Provided material:

>>>>>

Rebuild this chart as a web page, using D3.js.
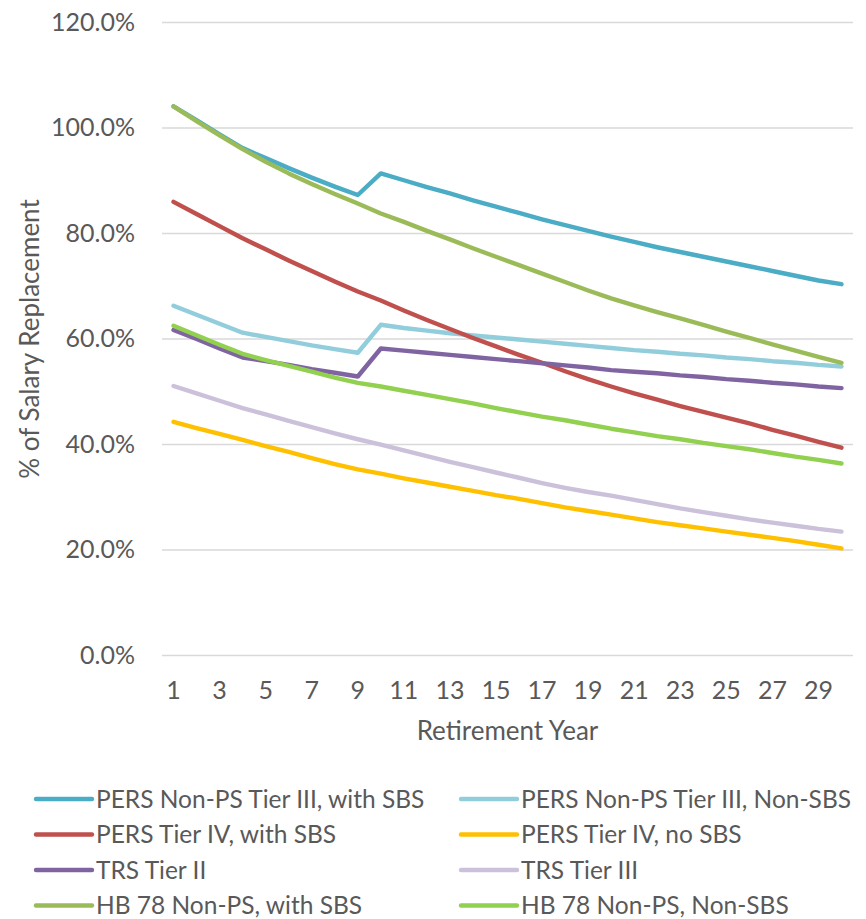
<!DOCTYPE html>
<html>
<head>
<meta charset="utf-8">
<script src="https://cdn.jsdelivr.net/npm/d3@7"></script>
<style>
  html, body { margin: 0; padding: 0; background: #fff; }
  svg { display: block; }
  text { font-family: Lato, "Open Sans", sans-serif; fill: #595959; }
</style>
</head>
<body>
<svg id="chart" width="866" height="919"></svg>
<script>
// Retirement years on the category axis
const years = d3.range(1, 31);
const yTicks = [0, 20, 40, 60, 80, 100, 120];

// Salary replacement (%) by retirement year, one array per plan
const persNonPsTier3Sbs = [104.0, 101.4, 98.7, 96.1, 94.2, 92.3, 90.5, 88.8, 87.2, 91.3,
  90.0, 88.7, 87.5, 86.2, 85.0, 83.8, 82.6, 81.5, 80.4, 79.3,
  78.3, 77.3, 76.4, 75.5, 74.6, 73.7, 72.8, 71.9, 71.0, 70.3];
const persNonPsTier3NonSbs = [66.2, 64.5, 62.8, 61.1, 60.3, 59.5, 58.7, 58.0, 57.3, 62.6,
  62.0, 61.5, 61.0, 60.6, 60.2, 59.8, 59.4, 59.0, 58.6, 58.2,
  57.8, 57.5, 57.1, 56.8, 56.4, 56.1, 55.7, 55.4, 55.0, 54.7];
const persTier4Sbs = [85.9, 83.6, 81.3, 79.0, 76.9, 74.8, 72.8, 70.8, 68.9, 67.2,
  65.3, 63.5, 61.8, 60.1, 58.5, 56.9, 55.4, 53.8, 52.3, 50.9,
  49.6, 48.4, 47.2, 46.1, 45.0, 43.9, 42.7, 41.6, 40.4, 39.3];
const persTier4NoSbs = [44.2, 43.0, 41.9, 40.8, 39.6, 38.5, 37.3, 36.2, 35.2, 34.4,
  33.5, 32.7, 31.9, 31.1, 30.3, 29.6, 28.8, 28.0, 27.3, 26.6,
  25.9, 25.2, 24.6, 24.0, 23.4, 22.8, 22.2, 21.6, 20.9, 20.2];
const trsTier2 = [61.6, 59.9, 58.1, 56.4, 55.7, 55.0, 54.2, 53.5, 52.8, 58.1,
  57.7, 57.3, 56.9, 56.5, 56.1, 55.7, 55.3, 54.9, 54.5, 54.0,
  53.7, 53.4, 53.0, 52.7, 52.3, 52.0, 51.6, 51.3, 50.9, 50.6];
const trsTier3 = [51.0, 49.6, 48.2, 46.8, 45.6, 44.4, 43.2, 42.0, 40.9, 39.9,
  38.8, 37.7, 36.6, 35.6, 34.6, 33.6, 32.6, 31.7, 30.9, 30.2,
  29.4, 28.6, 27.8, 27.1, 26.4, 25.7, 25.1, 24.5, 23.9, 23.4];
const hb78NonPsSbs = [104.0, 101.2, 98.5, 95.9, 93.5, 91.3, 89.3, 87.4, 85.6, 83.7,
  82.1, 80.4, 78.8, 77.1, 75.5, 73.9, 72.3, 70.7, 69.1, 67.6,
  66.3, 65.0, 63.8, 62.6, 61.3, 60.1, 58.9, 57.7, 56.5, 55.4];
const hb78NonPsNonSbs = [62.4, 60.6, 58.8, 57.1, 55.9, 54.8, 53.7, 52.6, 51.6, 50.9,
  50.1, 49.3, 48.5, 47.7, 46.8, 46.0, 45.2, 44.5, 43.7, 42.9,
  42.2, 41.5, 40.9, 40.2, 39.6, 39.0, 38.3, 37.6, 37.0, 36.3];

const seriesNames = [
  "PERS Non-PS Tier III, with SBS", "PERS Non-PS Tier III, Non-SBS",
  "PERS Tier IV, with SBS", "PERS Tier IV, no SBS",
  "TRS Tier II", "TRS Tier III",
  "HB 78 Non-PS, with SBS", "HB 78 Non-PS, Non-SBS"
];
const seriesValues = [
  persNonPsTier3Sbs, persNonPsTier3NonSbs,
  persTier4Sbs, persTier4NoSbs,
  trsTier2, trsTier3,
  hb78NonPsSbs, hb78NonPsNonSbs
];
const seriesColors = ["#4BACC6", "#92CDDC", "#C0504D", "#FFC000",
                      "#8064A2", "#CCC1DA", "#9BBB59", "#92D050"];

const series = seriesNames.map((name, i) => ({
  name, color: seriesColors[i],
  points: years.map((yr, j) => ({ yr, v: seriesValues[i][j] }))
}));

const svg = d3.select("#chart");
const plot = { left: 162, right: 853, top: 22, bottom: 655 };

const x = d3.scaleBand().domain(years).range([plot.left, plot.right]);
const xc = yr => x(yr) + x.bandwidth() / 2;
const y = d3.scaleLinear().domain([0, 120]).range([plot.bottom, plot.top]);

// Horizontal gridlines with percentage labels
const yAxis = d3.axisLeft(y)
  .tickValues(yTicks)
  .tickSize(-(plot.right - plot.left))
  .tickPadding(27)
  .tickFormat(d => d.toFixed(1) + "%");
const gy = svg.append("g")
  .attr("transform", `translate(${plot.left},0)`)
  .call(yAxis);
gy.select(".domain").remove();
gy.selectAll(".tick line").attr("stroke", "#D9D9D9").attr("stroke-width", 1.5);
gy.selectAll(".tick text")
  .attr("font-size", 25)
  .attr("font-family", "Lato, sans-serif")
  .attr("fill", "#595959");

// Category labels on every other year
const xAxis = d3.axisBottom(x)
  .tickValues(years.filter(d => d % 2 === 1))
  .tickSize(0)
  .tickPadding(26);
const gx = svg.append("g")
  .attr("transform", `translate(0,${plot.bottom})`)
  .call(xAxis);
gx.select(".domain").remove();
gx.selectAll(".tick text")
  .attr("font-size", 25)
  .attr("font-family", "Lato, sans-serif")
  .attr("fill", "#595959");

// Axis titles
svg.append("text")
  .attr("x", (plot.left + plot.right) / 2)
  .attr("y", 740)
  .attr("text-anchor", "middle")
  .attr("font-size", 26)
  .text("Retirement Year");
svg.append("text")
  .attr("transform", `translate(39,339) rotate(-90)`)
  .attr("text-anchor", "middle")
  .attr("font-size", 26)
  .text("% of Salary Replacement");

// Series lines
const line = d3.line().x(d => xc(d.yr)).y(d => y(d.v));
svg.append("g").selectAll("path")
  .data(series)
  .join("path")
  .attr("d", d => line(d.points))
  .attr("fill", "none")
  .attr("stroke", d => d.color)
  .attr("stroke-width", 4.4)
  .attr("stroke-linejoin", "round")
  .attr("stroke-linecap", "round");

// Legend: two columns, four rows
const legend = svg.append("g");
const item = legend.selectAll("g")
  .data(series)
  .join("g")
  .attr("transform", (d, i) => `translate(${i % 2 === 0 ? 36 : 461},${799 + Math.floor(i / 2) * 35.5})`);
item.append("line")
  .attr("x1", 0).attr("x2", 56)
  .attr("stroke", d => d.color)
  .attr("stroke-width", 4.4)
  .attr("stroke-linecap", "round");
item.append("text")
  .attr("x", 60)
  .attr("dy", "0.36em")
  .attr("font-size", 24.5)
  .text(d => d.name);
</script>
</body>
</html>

<<<<<

Set problem: Transcribe the whole listing, character for character, but not its images.

Solved problem:
Rebuild this chart as a web page, using D3.js.
<!DOCTYPE html>
<html>
<head>
<meta charset="utf-8">
<script src="https://cdn.jsdelivr.net/npm/d3@7"></script>
<style>
  html, body { margin: 0; padding: 0; background: #fff; }
  svg { display: block; }
  text { font-family: Lato, "Open Sans", sans-serif; fill: #595959; }
</style>
</head>
<body>
<svg id="chart" width="866" height="919"></svg>
<script>
// Retirement years on the category axis
const years = d3.range(1, 31);
const yTicks = [0, 20, 40, 60, 80, 100, 120];

// Salary replacement (%) by retirement year, one array per plan
const persNonPsTier3Sbs = [104.0, 101.4, 98.7, 96.1, 94.2, 92.3, 90.5, 88.8, 87.2, 91.3,
  90.0, 88.7, 87.5, 86.2, 85.0, 83.8, 82.6, 81.5, 80.4, 79.3,
  78.3, 77.3, 76.4, 75.5, 74.6, 73.7, 72.8, 71.9, 71.0, 70.3];
const persNonPsTier3NonSbs = [66.2, 64.5, 62.8, 61.1, 60.3, 59.5, 58.7, 58.0, 57.3, 62.6,
  62.0, 61.5, 61.0, 60.6, 60.2, 59.8, 59.4, 59.0, 58.6, 58.2,
  57.8, 57.5, 57.1, 56.8, 56.4, 56.1, 55.7, 55.4, 55.0, 54.7];
const persTier4Sbs = [85.9, 83.6, 81.3, 79.0, 76.9, 74.8, 72.8, 70.8, 68.9, 67.2,
  65.3, 63.5, 61.8, 60.1, 58.5, 56.9, 55.4, 53.8, 52.3, 50.9,
  49.6, 48.4, 47.2, 46.1, 45.0, 43.9, 42.7, 41.6, 40.4, 39.3];
const persTier4NoSbs = [44.2, 43.0, 41.9, 40.8, 39.6, 38.5, 37.3, 36.2, 35.2, 34.4,
  33.5, 32.7, 31.9, 31.1, 30.3, 29.6, 28.8, 28.0, 27.3, 26.6,
  25.9, 25.2, 24.6, 24.0, 23.4, 22.8, 22.2, 21.6, 20.9, 20.2];
const trsTier2 = [61.6, 59.9, 58.1, 56.4, 55.7, 55.0, 54.2, 53.5, 52.8, 58.1,
  57.7, 57.3, 56.9, 56.5, 56.1, 55.7, 55.3, 54.9, 54.5, 54.0,
  53.7, 53.4, 53.0, 52.7, 52.3, 52.0, 51.6, 51.3, 50.9, 50.6];
const trsTier3 = [51.0, 49.6, 48.2, 46.8, 45.6, 44.4, 43.2, 42.0, 40.9, 39.9,
  38.8, 37.7, 36.6, 35.6, 34.6, 33.6, 32.6, 31.7, 30.9, 30.2,
  29.4, 28.6, 27.8, 27.1, 26.4, 25.7, 25.1, 24.5, 23.9, 23.4];
const hb78NonPsSbs = [104.0, 101.2, 98.5, 95.9, 93.5, 91.3, 89.3, 87.4, 85.6, 83.7,
  82.1, 80.4, 78.8, 77.1, 75.5, 73.9, 72.3, 70.7, 69.1, 67.6,
  66.3, 65.0, 63.8, 62.6, 61.3, 60.1, 58.9, 57.7, 56.5, 55.4];
const hb78NonPsNonSbs = [62.4, 60.6, 58.8, 57.1, 55.9, 54.8, 53.7, 52.6, 51.6, 50.9,
  50.1, 49.3, 48.5, 47.7, 46.8, 46.0, 45.2, 44.5, 43.7, 42.9,
  42.2, 41.5, 40.9, 40.2, 39.6, 39.0, 38.3, 37.6, 37.0, 36.3];

const seriesNames = [
  "PERS Non-PS Tier III, with SBS", "PERS Non-PS Tier III, Non-SBS",
  "PERS Tier IV, with SBS", "PERS Tier IV, no SBS",
  "TRS Tier II", "TRS Tier III",
  "HB 78 Non-PS, with SBS", "HB 78 Non-PS, Non-SBS"
];
const seriesValues = [
  persNonPsTier3Sbs, persNonPsTier3NonSbs,
  persTier4Sbs, persTier4NoSbs,
  trsTier2, trsTier3,
  hb78NonPsSbs, hb78NonPsNonSbs
];
const seriesColors = ["#4BACC6", "#92CDDC", "#C0504D", "#FFC000",
                      "#8064A2", "#CCC1DA", "#9BBB59", "#92D050"];

const series = seriesNames.map((name, i) => ({
  name, color: seriesColors[i],
  points: years.map((yr, j) => ({ yr, v: seriesValues[i][j] }))
}));

const svg = d3.select("#chart");
const plot = { left: 162, right: 853, top: 22, bottom: 655 };

const x = d3.scaleBand().domain(years).range([plot.left, plot.right]);
const xc = yr => x(yr) + x.bandwidth() / 2;
const y = d3.scaleLinear().domain([0, 120]).range([plot.bottom, plot.top]);

// Horizontal gridlines with percentage labels
const yAxis = d3.axisLeft(y)
  .tickValues(yTicks)
  .tickSize(-(plot.right - plot.left))
  .tickPadding(27)
  .tickFormat(d => d.toFixed(1) + "%");
const gy = svg.append("g")
  .attr("transform", `translate(${plot.left},0)`)
  .call(yAxis);
gy.select(".domain").remove();
gy.selectAll(".tick line").attr("stroke", "#D9D9D9").attr("stroke-width", 1.5);
gy.selectAll(".tick text")
  .attr("font-size", 25)
  .attr("font-family", "Lato, sans-serif")
  .attr("fill", "#595959");

// Category labels on every other year
const xAxis = d3.axisBottom(x)
  .tickValues(years.filter(d => d % 2 === 1))
  .tickSize(0)
  .tickPadding(26);
const gx = svg.append("g")
  .attr("transform", `translate(0,${plot.bottom})`)
  .call(xAxis);
gx.select(".domain").remove();
gx.selectAll(".tick text")
  .attr("font-size", 25)
  .attr("font-family", "Lato, sans-serif")
  .attr("fill", "#595959");

// Axis titles
svg.append("text")
  .attr("x", (plot.left + plot.right) / 2)
  .attr("y", 740)
  .attr("text-anchor", "middle")
  .attr("font-size", 26)
  .text("Retirement Year");
svg.append("text")
  .attr("transform", `translate(39,339) rotate(-90)`)
  .attr("text-anchor", "middle")
  .attr("font-size", 26)
  .text("% of Salary Replacement");

// Series lines
const line = d3.line().x(d => xc(d.yr)).y(d => y(d.v));
svg.append("g").selectAll("path")
  .data(series)
  .join("path")
  .attr("d", d => line(d.points))
  .attr("fill", "none")
  .attr("stroke", d => d.color)
  .attr("stroke-width", 4.4)
  .attr("stroke-linejoin", "round")
  .attr("stroke-linecap", "round");

// Legend: two columns, four rows
const legend = svg.append("g");
const item = legend.selectAll("g")
  .data(series)
  .join("g")
  .attr("transform", (d, i) => `translate(${i % 2 === 0 ? 36 : 461},${799 + Math.floor(i / 2) * 35.5})`);
item.append("line")
  .attr("x1", 0).attr("x2", 56)
  .attr("stroke", d => d.color)
  .attr("stroke-width", 4.4)
  .attr("stroke-linecap", "round");
item.append("text")
  .attr("x", 60)
  .attr("dy", "0.36em")
  .attr("font-size", 24.5)
  .text(d => d.name);
</script>
</body>
</html>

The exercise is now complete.